**Problem to work on**:
Present the data once more in exactly its original form.

#####

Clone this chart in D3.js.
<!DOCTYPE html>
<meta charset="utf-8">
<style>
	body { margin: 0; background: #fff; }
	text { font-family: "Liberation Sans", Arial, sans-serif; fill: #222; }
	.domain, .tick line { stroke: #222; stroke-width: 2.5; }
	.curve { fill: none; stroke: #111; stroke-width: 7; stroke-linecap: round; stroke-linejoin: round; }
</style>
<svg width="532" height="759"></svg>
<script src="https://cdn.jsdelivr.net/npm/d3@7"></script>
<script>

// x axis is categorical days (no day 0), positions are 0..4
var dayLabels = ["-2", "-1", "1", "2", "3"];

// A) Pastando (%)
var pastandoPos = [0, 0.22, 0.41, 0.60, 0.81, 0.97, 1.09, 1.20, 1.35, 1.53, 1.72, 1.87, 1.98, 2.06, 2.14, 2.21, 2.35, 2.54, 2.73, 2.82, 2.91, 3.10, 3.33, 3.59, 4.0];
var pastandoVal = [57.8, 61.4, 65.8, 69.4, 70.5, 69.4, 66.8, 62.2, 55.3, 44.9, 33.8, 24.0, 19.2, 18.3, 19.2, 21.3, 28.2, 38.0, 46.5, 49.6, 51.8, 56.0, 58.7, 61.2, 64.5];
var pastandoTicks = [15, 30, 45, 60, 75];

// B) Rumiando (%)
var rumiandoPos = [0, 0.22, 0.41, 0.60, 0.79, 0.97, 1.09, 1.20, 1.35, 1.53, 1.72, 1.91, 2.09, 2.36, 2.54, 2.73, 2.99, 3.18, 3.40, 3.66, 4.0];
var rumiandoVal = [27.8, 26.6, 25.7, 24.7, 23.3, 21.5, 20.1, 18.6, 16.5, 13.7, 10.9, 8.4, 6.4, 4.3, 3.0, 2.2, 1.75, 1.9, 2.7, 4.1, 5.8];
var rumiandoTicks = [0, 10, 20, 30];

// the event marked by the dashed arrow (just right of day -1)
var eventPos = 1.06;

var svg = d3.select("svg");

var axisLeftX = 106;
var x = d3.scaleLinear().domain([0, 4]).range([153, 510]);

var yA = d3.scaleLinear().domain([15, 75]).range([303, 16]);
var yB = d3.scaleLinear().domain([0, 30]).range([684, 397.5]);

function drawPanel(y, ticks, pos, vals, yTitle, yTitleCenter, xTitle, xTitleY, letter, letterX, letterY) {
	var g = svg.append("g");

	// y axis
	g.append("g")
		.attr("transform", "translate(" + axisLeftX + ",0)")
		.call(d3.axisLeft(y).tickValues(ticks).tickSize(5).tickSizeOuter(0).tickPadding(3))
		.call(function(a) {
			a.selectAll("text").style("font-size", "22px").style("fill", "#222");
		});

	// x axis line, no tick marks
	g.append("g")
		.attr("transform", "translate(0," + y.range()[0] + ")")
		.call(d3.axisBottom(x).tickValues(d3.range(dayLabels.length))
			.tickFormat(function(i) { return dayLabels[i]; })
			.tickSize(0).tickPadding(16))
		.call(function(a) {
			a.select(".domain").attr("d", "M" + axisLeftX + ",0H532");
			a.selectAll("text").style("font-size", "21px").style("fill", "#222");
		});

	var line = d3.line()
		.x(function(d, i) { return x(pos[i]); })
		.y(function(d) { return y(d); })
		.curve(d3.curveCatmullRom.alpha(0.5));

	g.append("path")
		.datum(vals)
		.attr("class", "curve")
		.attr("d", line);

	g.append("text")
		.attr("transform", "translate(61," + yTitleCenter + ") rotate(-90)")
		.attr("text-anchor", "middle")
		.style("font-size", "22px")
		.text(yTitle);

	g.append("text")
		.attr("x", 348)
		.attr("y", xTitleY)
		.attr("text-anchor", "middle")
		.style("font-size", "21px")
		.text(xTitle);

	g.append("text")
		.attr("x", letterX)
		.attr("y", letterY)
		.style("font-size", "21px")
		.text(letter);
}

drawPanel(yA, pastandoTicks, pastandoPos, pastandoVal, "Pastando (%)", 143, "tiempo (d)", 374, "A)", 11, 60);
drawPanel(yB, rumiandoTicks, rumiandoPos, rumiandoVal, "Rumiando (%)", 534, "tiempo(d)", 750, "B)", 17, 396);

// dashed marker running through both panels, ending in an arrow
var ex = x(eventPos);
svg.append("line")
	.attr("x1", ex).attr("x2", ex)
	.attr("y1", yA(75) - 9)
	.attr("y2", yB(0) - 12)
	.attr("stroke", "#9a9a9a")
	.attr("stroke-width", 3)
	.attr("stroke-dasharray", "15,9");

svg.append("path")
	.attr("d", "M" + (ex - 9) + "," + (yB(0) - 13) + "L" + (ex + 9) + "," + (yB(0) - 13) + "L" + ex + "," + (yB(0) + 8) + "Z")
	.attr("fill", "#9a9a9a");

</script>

#####

**Solution to this exercise**:
Clone this chart in D3.js.
<!DOCTYPE html>
<meta charset="utf-8">
<style>
	body { margin: 0; background: #fff; }
	text { font-family: "Liberation Sans", Arial, sans-serif; fill: #222; }
	.domain, .tick line { stroke: #222; stroke-width: 2.5; }
	.curve { fill: none; stroke: #111; stroke-width: 7; stroke-linecap: round; stroke-linejoin: round; }
</style>
<svg width="532" height="759"></svg>
<script src="https://cdn.jsdelivr.net/npm/d3@7"></script>
<script>

// x axis is categorical days (no day 0), positions are 0..4
var dayLabels = ["-2", "-1", "1", "2", "3"];

// A) Pastando (%)
var pastandoPos = [0, 0.22, 0.41, 0.60, 0.81, 0.97, 1.09, 1.20, 1.35, 1.53, 1.72, 1.87, 1.98, 2.06, 2.14, 2.21, 2.35, 2.54, 2.73, 2.82, 2.91, 3.10, 3.33, 3.59, 4.0];
var pastandoVal = [57.8, 61.4, 65.8, 69.4, 70.5, 69.4, 66.8, 62.2, 55.3, 44.9, 33.8, 24.0, 19.2, 18.3, 19.2, 21.3, 28.2, 38.0, 46.5, 49.6, 51.8, 56.0, 58.7, 61.2, 64.5];
var pastandoTicks = [15, 30, 45, 60, 75];

// B) Rumiando (%)
var rumiandoPos = [0, 0.22, 0.41, 0.60, 0.79, 0.97, 1.09, 1.20, 1.35, 1.53, 1.72, 1.91, 2.09, 2.36, 2.54, 2.73, 2.99, 3.18, 3.40, 3.66, 4.0];
var rumiandoVal = [27.8, 26.6, 25.7, 24.7, 23.3, 21.5, 20.1, 18.6, 16.5, 13.7, 10.9, 8.4, 6.4, 4.3, 3.0, 2.2, 1.75, 1.9, 2.7, 4.1, 5.8];
var rumiandoTicks = [0, 10, 20, 30];

// the event marked by the dashed arrow (just right of day -1)
var eventPos = 1.06;

var svg = d3.select("svg");

var axisLeftX = 106;
var x = d3.scaleLinear().domain([0, 4]).range([153, 510]);

var yA = d3.scaleLinear().domain([15, 75]).range([303, 16]);
var yB = d3.scaleLinear().domain([0, 30]).range([684, 397.5]);

function drawPanel(y, ticks, pos, vals, yTitle, yTitleCenter, xTitle, xTitleY, letter, letterX, letterY) {
	var g = svg.append("g");

	// y axis
	g.append("g")
		.attr("transform", "translate(" + axisLeftX + ",0)")
		.call(d3.axisLeft(y).tickValues(ticks).tickSize(5).tickSizeOuter(0).tickPadding(3))
		.call(function(a) {
			a.selectAll("text").style("font-size", "22px").style("fill", "#222");
		});

	// x axis line, no tick marks
	g.append("g")
		.attr("transform", "translate(0," + y.range()[0] + ")")
		.call(d3.axisBottom(x).tickValues(d3.range(dayLabels.length))
			.tickFormat(function(i) { return dayLabels[i]; })
			.tickSize(0).tickPadding(16))
		.call(function(a) {
			a.select(".domain").attr("d", "M" + axisLeftX + ",0H532");
			a.selectAll("text").style("font-size", "21px").style("fill", "#222");
		});

	var line = d3.line()
		.x(function(d, i) { return x(pos[i]); })
		.y(function(d) { return y(d); })
		.curve(d3.curveCatmullRom.alpha(0.5));

	g.append("path")
		.datum(vals)
		.attr("class", "curve")
		.attr("d", line);

	g.append("text")
		.attr("transform", "translate(61," + yTitleCenter + ") rotate(-90)")
		.attr("text-anchor", "middle")
		.style("font-size", "22px")
		.text(yTitle);

	g.append("text")
		.attr("x", 348)
		.attr("y", xTitleY)
		.attr("text-anchor", "middle")
		.style("font-size", "21px")
		.text(xTitle);

	g.append("text")
		.attr("x", letterX)
		.attr("y", letterY)
		.style("font-size", "21px")
		.text(letter);
}

drawPanel(yA, pastandoTicks, pastandoPos, pastandoVal, "Pastando (%)", 143, "tiempo (d)", 374, "A)", 11, 60);
drawPanel(yB, rumiandoTicks, rumiandoPos, rumiandoVal, "Rumiando (%)", 534, "tiempo(d)", 750, "B)", 17, 396);

// dashed marker running through both panels, ending in an arrow
var ex = x(eventPos);
svg.append("line")
	.attr("x1", ex).attr("x2", ex)
	.attr("y1", yA(75) - 9)
	.attr("y2", yB(0) - 12)
	.attr("stroke", "#9a9a9a")
	.attr("stroke-width", 3)
	.attr("stroke-dasharray", "15,9");

svg.append("path")
	.attr("d", "M" + (ex - 9) + "," + (yB(0) - 13) + "L" + (ex + 9) + "," + (yB(0) - 13) + "L" + ex + "," + (yB(0) + 8) + "Z")
	.attr("fill", "#9a9a9a");

</script>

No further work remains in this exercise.